Instruction. Omit the pictures and print exactly the lines of the listing below, starting at the first and ending at the line containing "const yTicks = [0];".

Data section.

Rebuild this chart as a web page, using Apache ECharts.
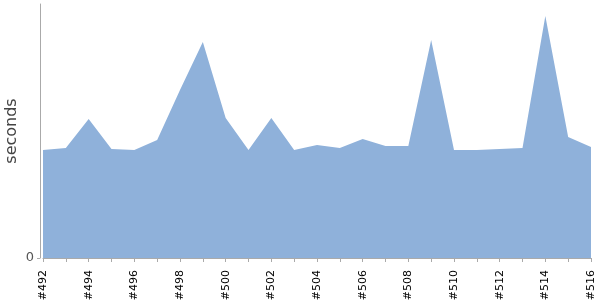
<!DOCTYPE html>
<html><head><meta charset="utf-8">
<script src="https://cdn.jsdelivr.net/npm/echarts@6/dist/echarts.min.js"></script>
<style>html,body{margin:0;padding:0;background:#fff}#c{width:600px;height:300px}</style>
</head><body><div id="c"></div>
<script>
const categories = ['#492','#493','#494','#495','#496','#497','#498','#499','#500','#501','#502','#503','#504','#505','#506','#507','#508','#509','#510','#511','#512','#513','#514','#515','#516'];
const seconds = [1.08,1.10,1.39,1.09,1.08,1.18,1.68,2.16,1.40,1.08,1.40,1.08,1.13,1.10,1.19,1.12,1.12,2.18,1.08,1.08,1.09,1.10,2.42,1.21,1.11];
const yMax = 2.54;
const yTicks = [0];

const chart = echarts.init(document.getElementById('c'));
chart.setOption({
  animation: false,
  grid: {left: 43, right: 9, top: 4, bottom: 42, containLabel: false, outerBoundsMode: 'none'},
  xAxis: {
    type: 'category', data: categories, boundaryGap: false, offset: 5,
    axisLine: {lineStyle: {color: '#aaa'}},
    axisTick: {show: true, length: 4, lineStyle: {color: '#aaa'}, interval: 0},
    axisLabel: {rotate: 90, interval: 1, color: '#000', fontSize: 11, fontFamily: 'DejaVu Sans', margin: 7}
  },
  yAxis: {
    type: 'value', min: 0, max: yMax, offset: 3,
    name: 'seconds', nameLocation: 'middle', nameGap: 20, nameMoveOverlap: false,
    nameTextStyle: {color: '#444', fontSize: 16, fontFamily: 'DejaVu Sans'},
    axisLine: {show: true, lineStyle: {color: '#aaa'}},
    axisTick: {show: true, length: 3, lineStyle: {color: '#aaa'}, customValues: yTicks},
    axisLabel: {color: '#555', fontSize: 13, fontFamily: 'DejaVu Sans', customValues: yTicks, margin: 6},
    splitLine: {show: false}
  },
  series: [{
    type: 'line', data: seconds, symbol: 'none',
    lineStyle: {width: 0},
    areaStyle: {color: '#8fb1da', opacity: 1}
  }]
});
</script></body></html>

Worked solution.
Rebuild this chart as a web page, using Apache ECharts.
<!DOCTYPE html>
<html><head><meta charset="utf-8">
<script src="https://cdn.jsdelivr.net/npm/echarts@6/dist/echarts.min.js"></script>
<style>html,body{margin:0;padding:0;background:#fff}#c{width:600px;height:300px}</style>
</head><body><div id="c"></div>
<script>
const categories = ['#492','#493','#494','#495','#496','#497','#498','#499','#500','#501','#502','#503','#504','#505','#506','#507','#508','#509','#510','#511','#512','#513','#514','#515','#516'];
const seconds = [1.08,1.10,1.39,1.09,1.08,1.18,1.68,2.16,1.40,1.08,1.40,1.08,1.13,1.10,1.19,1.12,1.12,2.18,1.08,1.08,1.09,1.10,2.42,1.21,1.11];
const yMax = 2.54;
const yTicks = [0];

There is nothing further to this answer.